For a celebration of all things wine, a visit to La Cité du Vin, the ultra-modern cultural centre is a must. This high-tech museum that is shaped like wine swirling in a glass and split over 10 levels will teach you about the history of wine and where and how it is made around the world. The architecture of this 3,000 square metre building with its 55 metre tower, is dazzling and your tour will finish with a visit to the Belvedere bar where you can pair a glass of wine while enjoying the spectacular views over Bordeaux and the Garonne.
As with many religious buildings around France, Cathédrale Saint-André had a tough time in the Revolution, when it was stripped of its décor. The grandeur of this medieval Gothic architecture and the historical significance of this site happened when in 1137 Eleanor of Aquitaine and the future Louis VII wed, at only 13 and 17 years respectively. The north portal, which was built as a Royal entrance in the 13th Century, has a tympanum with images from scenes like the last supper. The neighbouring Tour Pey Berland Bell Tower is yet another way to see this city once you have climbed the 282 steps to the top!
The Musée des Beaux-Arts de Bordeaux (Bordeaux Museum of Fine Arts) was built in 1881 and is housed in a dependency of the Palais Rohan in central Bordeaux. The museum displays collections by some of Europe's greatest painters as well as drawings and sculptures from the 15th-20th Centuries.
Running from the Grand Théâtre in the north down to the Place de la Victoire, Rue Sainte-Catherine is the longest pedestrianised shopping street in Europe. This vibrant street hums with excitement at all hours. It is where you can enjoy a massive shopping trip or relax in any number of cafés and restaurants. The sales are normally held every February and July and where you will also find temporary stalls set up on the street as well.
At the centre of the Place de la Victoire is a curious piece of modern public art designed by the France based Czech sculptor Ivan Theimer. The artwork is made of marble blocks from the Languedoc region, forming a column 16 metres tall. There are also two tortoises designed by Theimer at the foot of the pillar, popular with children.
Built in 1780 by the architect Victor Louis, the Grand Théâtre is regarded as his masterpiece. Even if you have no reason to go inside come to the Place de la Comédie after dark and marvel at the site of the portico and the 12 statues of muses and goddesses in lights. The interior is lavishly decorated in blue and gold, the colours of the French Monarchy, which were removed after the revolution. A great way to experience this building is to enjoy a performance by the Bordeaux National Opera.

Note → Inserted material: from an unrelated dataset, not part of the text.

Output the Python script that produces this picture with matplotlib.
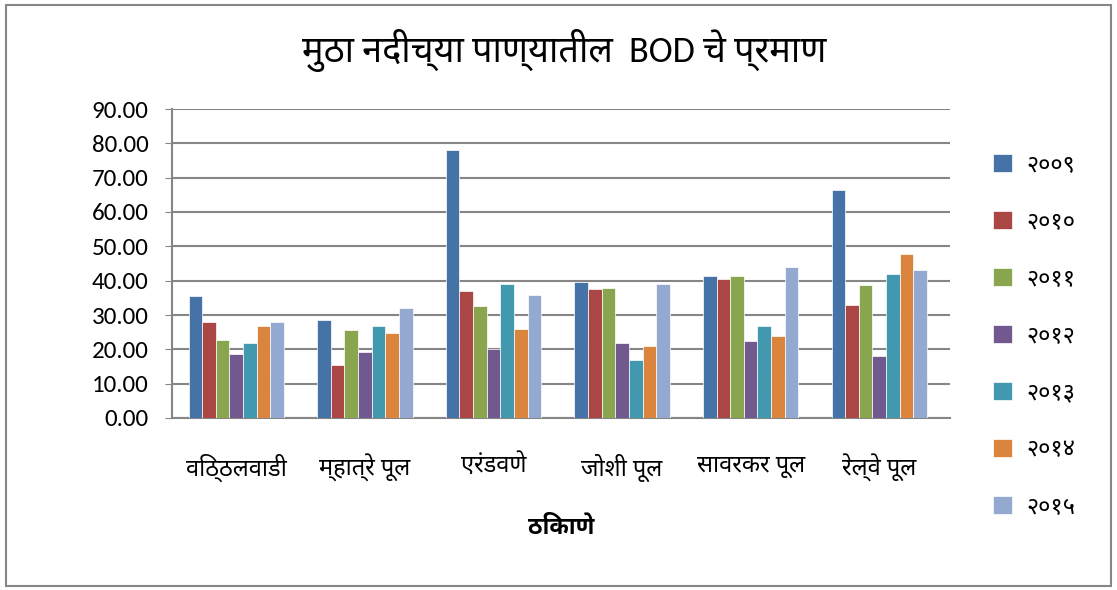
import matplotlib
matplotlib.use("Agg")
import matplotlib.pyplot as plt
from matplotlib.patches import Rectangle
import numpy as np

places = ["विठ्ठलवाडी", "म्हात्रे पूल", "एरंडवणे", "जोशी पूल", "सावरकर पूल", "रेल्वे पूल"]
years = ["२००९", "२०१०", "२०११", "२०१२", "२०१३", "२०१४", "२०१५"]
bod_2009 = [35.5, 28.6, 78.0, 39.5, 41.4, 66.3]
bod_2010 = [27.9, 15.4, 36.9, 37.5, 40.6, 32.9]
bod_2011 = [22.8, 25.5, 32.5, 37.9, 41.4, 38.6]
bod_2012 = [18.7, 19.1, 20.2, 21.7, 22.4, 18.2]
bod_2013 = [21.9, 26.8, 38.9, 16.9, 26.8, 41.9]
bod_2014 = [26.8, 24.9, 25.8, 20.9, 23.9, 47.9]
bod_2015 = [27.9, 31.9, 35.9, 38.9, 43.9, 43.0]
series = [bod_2009, bod_2010, bod_2011, bod_2012, bod_2013, bod_2014, bod_2015]
colors = ['#4572A7', '#AA4643', '#89A54E', '#71588F', '#4198AF', '#DB843D', '#93A9CF']

deva = ['Noto Sans Devanagari', 'DejaVu Sans']
deva_bold = ['Noto Sans Devanagari UI', 'Noto Sans Devanagari', 'DejaVu Sans']
latin = ['Carlito', 'Noto Sans Devanagari', 'DejaVu Sans']

fig = plt.figure(figsize=(11.17, 5.9), dpi=100)
fig.patches.append(Rectangle((0.005, 0.007), 0.99, 0.985, transform=fig.transFigure,
                             fill=False, edgecolor='#868686', linewidth=1.5))
ax = fig.add_axes([172/1117, 1 - 418/590, (950-172)/1117, (418-109)/590])

x = np.arange(len(places))
w = 0.106
for i, vals in enumerate(series):
    ax.bar(x + (i - 3) * w, vals, width=w, color=colors[i], edgecolor='white',
           linewidth=0.5, label=years[i], zorder=3)

ax.set_xlim(-0.5, len(places) - 0.45)
ax.set_ylim(0, 90)
ax.set_yticks(np.arange(0, 91, 10))
ax.set_yticklabels(["%.2f" % v for v in np.arange(0, 91, 10)], family=latin, fontsize=18)
ax.set_xticks(x)
ax.set_xticklabels(places, family=deva, fontsize=17)
ax.tick_params(axis='x', length=0, pad=26)
ax.tick_params(axis='y', length=5, color='#868686', pad=12)
ax.grid(axis='y', color='#868686', linewidth=1.5, zorder=0)
for s in ['top', 'right']:
    ax.spines[s].set_visible(False)
for s in ['left', 'bottom']:
    ax.spines[s].set_color('#868686')
    ax.spines[s].set_linewidth(1.5)
ax.set_xlabel("ठिकाणे", family=deva_bold, fontsize=17, fontweight='bold', labelpad=24)

fig.text(0.505, 1 - 50/590, "मुठा नदीच्या पाण्यातील  BOD चे प्रमाण", family=latin,
         fontsize=26, ha='center', va='center')

leg = ax.legend(loc='upper left', bbox_to_anchor=(972/1117, 1 - 132/590),
                bbox_transform=fig.transFigure, frameon=False, prop={'family': deva, 'size': 17},
                handlelength=0.8, handleheight=0.8, labelspacing=1.4, handletextpad=0.6)

fig.savefig("out.png", dpi=100)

La Grosse Cloche was built in the 15th Century, with its twin conical roofs and is the Old Belfry for Bordeaux’ Town Hall. It is one of only a handful of fragments that still remain from the city’s medieval period and is built on the remnants of the 13th Century Porte Saint-Éloy, a former gate in the old ramparts. The Grosse Cloche is silent for most of the year, except for the big public celebrations like Bastille Day.
The Bordelaise cuisine is rich and sophisticated having its own authentic identity within France. There is one local delicacy that should be tried when in Bordeaux. Canelés are a small pastry baked in a scalloped mould with vanilla, rum and sugar with a soft and tender custard centre and a thick caramelised crust that are traditionally eaten as a dessert after a meal.
No stay in Bordeaux is complete without taking a guided tour around the neighbouring world famous vineyards of Saint-Émilion, The Médoc, Sauternes, Graves and Canon Fronsac. Here you will be escorted around the vat rooms and cellars, learn how wine is made and stored and then get the chance to try some for yourself. Through the summer months, tasting sessions are often held outside in the various beautiful Châteaux grounds. The town of Saint-Émilion sparkles with its old stone streets, ruins and Romanesque Churches.